Про­за Ис­кан­де­ра — од­на из не­мно­гих опор рус­ско­го чи­та­те­ля в со­вре­мен­ном ми­ре, в ко­то­ром все съе­ха­ло с ос­нов и дер­жит­ся на че­ст­ном сло­ве. Каж­дое сло­во Ис­кан­де­ра — не­из­мен­но че­ст­ное, ве­с­кое и ве­се­лое, — воз­вра­ща­ет чи­та­те­лю чув­ст­во, что мир сто­ит на проч­ной опо­ре и ни­ку­да не де­нет­ся, и уси­лия на­ши по-преж­не­му име­ют смысл.

Всем его кол­ле­гам — в боль­шин­ст­ве сво­ем, ко­неч­но, млад­шим, ибо Ис­кан­дер во­шел в па­т­ри­ар­ше­с­кий воз­раст и про­жи­ва­ет его до­стой­но, с гор­ским изя­ще­ст­вом и сто­и­циз­мом, — го­раз­до лег­че ста­но­вит­ся от мыс­ли, что каж­дое ут­ро он са­дит­ся за свой пись­мен­ный стол и за­пи­сы­ва­ет сти­хи, афо­риз­мы, пуб­ли­ци­с­ти­ку, а то и про­зу, ес­ли по­ве­зет. В этом есть бла­го­твор­ная не­зыб­ле­мость, но де­ло не толь­ко в этом. Ка­за­лось бы, он сде­лал до­ста­точ­но — и для при­зна­ния, и для бес­смер­тия. Из ми­ро­вой ли­те­ра­ту­ры уже не вы­черк­нешь дя­дю Сан­д­ро, вос­хи­ти­тель­но­го бол­ту­на, хи­т­ре­ца, лен­тяя и тру­же­ни­ка, лов­ка­ча и во­и­на, тан­цо­ра и па­ха­ря; и ста­рый Ха­буг, и Та­ли, и да­же не­сча­ст­ный коз­ло­тур, не да­ю­щий по­том­ст­ва, но уве­ко­ве­чен­ный в умо­ри­тель­ной по­ве­с­ти 1966 го­да, — все те­перь так же пол­но­прав­ны и пол­но­кров­ны, как Тиль, Чи­чи­ков, Бе­зу­хов, Швейк или Мель­ки­а­дес.
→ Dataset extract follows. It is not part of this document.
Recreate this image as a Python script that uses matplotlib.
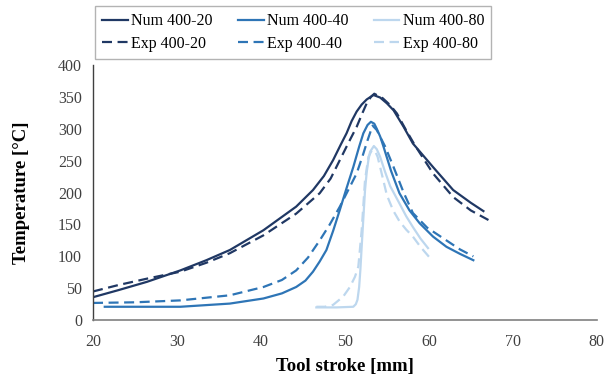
import matplotlib
matplotlib.use("Agg")
import matplotlib.pyplot as plt

plt.rcParams['font.family'] = ['Liberation Serif', 'DejaVu Serif']

# values
x_num20 = [20.0, 23.0, 26.4, 30.4, 33.5, 36.3, 40.3, 44.2, 46.2, 47.5, 48.6, 49.5, 50.2, 50.8, 51.4, 52.0, 52.6, 53.4, 54.2, 55.0, 55.8, 57.0, 58.1, 60.5, 62.9, 65.0, 66.5]
t_num20 = [36, 47, 60, 78, 94, 110, 141, 178, 204, 226, 251, 275, 293, 312, 327, 338, 346, 353, 349, 340, 329, 303, 277, 240, 204, 184, 171]
x_exp20 = [20.0, 23.0, 26.4, 30.4, 33.5, 36.3, 40.3, 44.2, 47.0, 48.3, 49.4, 50.5, 51.4, 52.1, 52.6, 53.1, 53.5, 54.5, 55.4, 56.2, 57.2, 58.3, 60.5, 62.9, 65.0, 67.1]
t_exp20 = [45, 55, 65, 76, 90, 105, 133, 167, 199, 222, 251, 280, 303, 325, 340, 350, 355, 348, 337, 324, 300, 275, 230, 193, 172, 157]

x_num40 = [21.4, 25.0, 30.4, 36.3, 40.3, 42.5, 44.2, 45.3, 46.2, 47.0, 47.8, 48.6, 49.4, 50.2, 51.0, 51.7, 52.2, 52.7, 53.1, 53.5, 53.8, 54.2, 54.6, 55.5, 56.5, 57.7, 58.9, 60.5, 62.1, 63.7, 65.3]
t_num40 = [21, 21, 21, 26, 34, 42, 52, 62, 76, 92, 110, 140, 173, 207, 240, 272, 293, 306, 311, 308, 300, 288, 272, 234, 199, 172, 152, 131, 115, 104, 94]
x_exp40 = [20.0, 25.0, 30.4, 36.3, 40.3, 42.5, 44.2, 45.6, 47.0, 48.2, 49.4, 50.4, 51.4, 52.1, 52.7, 53.3, 53.8, 54.8, 55.8, 57.0, 58.1, 59.8, 62.1, 63.7, 65.3]
t_exp40 = [27, 28, 31, 39, 52, 63, 78, 98, 125, 150, 178, 204, 230, 257, 282, 305, 298, 272, 240, 200, 168, 145, 125, 111, 100]

x_num80 = [46.6, 49.0, 51.0, 51.3, 51.5, 51.7, 51.85, 52.0, 52.2, 52.4, 52.6, 52.8, 53.0, 53.45, 53.8, 54.2, 54.8, 55.4, 56.5, 57.3, 58.1, 59.0, 59.9]
t_num80 = [20, 20, 21, 25, 32, 52, 80, 115, 160, 204, 232, 251, 264, 273, 268, 256, 232, 210, 183, 163, 146, 128, 113]
x_exp80 = [46.6, 47.6, 48.6, 49.8, 50.6, 51.2, 51.6, 52.0, 52.4, 52.8, 53.2, 53.6, 53.9, 54.2, 55.0, 55.75, 56.5, 57.3, 58.1, 59.0, 60.3]
t_exp80 = [21, 21, 24, 37, 52, 68, 84, 141, 220, 256, 266, 265, 256, 240, 196, 172, 155, 142, 131, 115, 95]

dark = '#203864'
mid = '#2E75B6'
light = '#BDD7EE'
dash = (4.5, 2.5)

fig = plt.figure(figsize=(6.04, 3.78), dpi=100)
ax = fig.add_axes([0.154, 0.153, 0.834, 0.675])

ax.plot(x_num20, t_num20, '-', color=dark, lw=1.6, label='Num 400-20')
ax.plot(x_exp20, t_exp20, '--', color=dark, lw=1.6, dashes=dash, label='Exp 400-20')
ax.plot(x_num40, t_num40, '-', color=mid, lw=1.6, label='Num 400-40')
ax.plot(x_exp40, t_exp40, '--', color=mid, lw=1.6, dashes=dash, label='Exp 400-40')
ax.plot(x_num80, t_num80, '-', color=light, lw=1.6, label='Num 400-80')
ax.plot(x_exp80, t_exp80, '--', color=light, lw=1.6, dashes=dash, label='Exp 400-80')

ax.set_xlim(20, 80)
ax.set_ylim(0, 400)
ax.set_xticks(range(20, 81, 10))
ax.set_yticks(range(0, 401, 50))
ax.tick_params(length=0, labelsize=11.5, colors='#404040')
ax.tick_params(axis='x', pad=10)
ax.tick_params(axis='y', pad=8)

for s in ['top', 'right']:
    ax.spines[s].set_visible(False)
ax.spines['left'].set_color('#404040')
ax.spines['bottom'].set_color('#808080')
ax.spines['left'].set_linewidth(1.0)
ax.spines['bottom'].set_linewidth(1.2)

ax.set_xlabel('Tool stroke [mm]', fontsize=13.5, fontweight='bold', labelpad=6)
ax.set_ylabel('Temperature [°C]', fontsize=13.5, fontweight='bold', labelpad=20)

leg = fig.legend(ncol=3, loc='upper left', bbox_to_anchor=(95/604, 1 - 6/378),
                 borderaxespad=0, fontsize=11.5, frameon=True, fancybox=False,
                 handlelength=1.6, handletextpad=0.2, columnspacing=1.6,
                 borderpad=0.45, labelspacing=0.42)
leg.get_frame().set_edgecolor('#a0a0a0')
leg.get_frame().set_linewidth(1.0)

fig.savefig('out.png', dpi=100)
Но он ра­бо­та­ет — как де­ре­во не мо­жет не пло­до­но­сить, как зем­ля не мо­жет не ро­дить, как го­ра не мо­жет не воз­вы­шать­ся над при­скорб­но-пло­с­ким ок­ру­жа­ю­щим пей­за­жем. Ра­бо­та мо­жет быть ес­те­ст­вен­ной, как ды­ха­ние, и не­об­хо­ди­мой, как во­да, — и он, вер­нув­шись к юно­ше­с­ко­му ув­ле­че­нию сти­ха­ми, пи­шет сов­сем ко­рот­ко и про­сто:

 

Жизнь — не­удач­ное ле­то.

Что же нам де­лать те­перь?

Луч­ше не ду­мать про это.

Ско­ро за­хлоп­нет­ся дверь.

Впро­чем, ког­да-то и где-то

Бы­ли лю­би­мы и мы —

А не­удач­ное ле­то

Луч­ше удач­ной зи­мы.

 

Ну, раз Ис­кан­дер ра­бо­та­ет, — все в по­ряд­ке.